Hermens pointed out that Keech has a large number of engineers working for the Bendigo-based company, including a flow engineer and materials engineers, all working to make its products better.

“This is why the volume of the company continues to develop the way that it has,” Hermens concluded.

Summit Matsu Chillers

Another company continuing to enjoy success in the mining sector is Summit Matsu Chillers, a leading Australian chiller manufacturer specialising in commercial and industrial air cooled and water cooled chillers (pictured).

Shane Carmichael, the company’s Group General Manager says business is very good at the moment.

“Because we make niche product, general upturns and downturns do not have a huge impact on our business.”

Carmichael told Manufacturers’ Monthly that the position of the Australian dollar has been helpful.

”The majority of our projects are local, however we have been awarded several export projects recently where our competitive pricing has proved beneficial.”

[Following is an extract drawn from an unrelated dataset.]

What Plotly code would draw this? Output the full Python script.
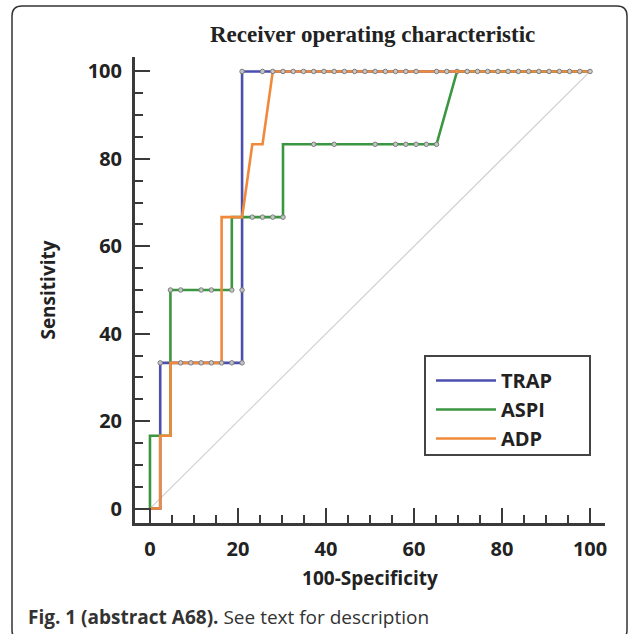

Carmichael says the main reasons for the company’s on-going success is being flexible, and offering a customised solution.

“What we need is to be a little bit smarter with our engineering, and produce a unique product that is customised to the client’s requirements.

His advice for manufacturers thinking of entering the mining market is to focus on engineering.

“Strong engineering is most important when manufacturing for the mining industry, it is a step above most other industries.”

Carmichael explained that most of the chillers the company manufactures are destined for the mining industry; around 80%.

Our biggest advantage, he said, is that the chillers we produce are modular, plug and play systems

customised to the client’s specifications.

“Creating a dedicated packaged solution makes it easy for the customer to install and operate.”

He said the chillers are suitable for use in a wide range of applications including lubricant cooling, potable water, safety showers and even concrete mixing during construction.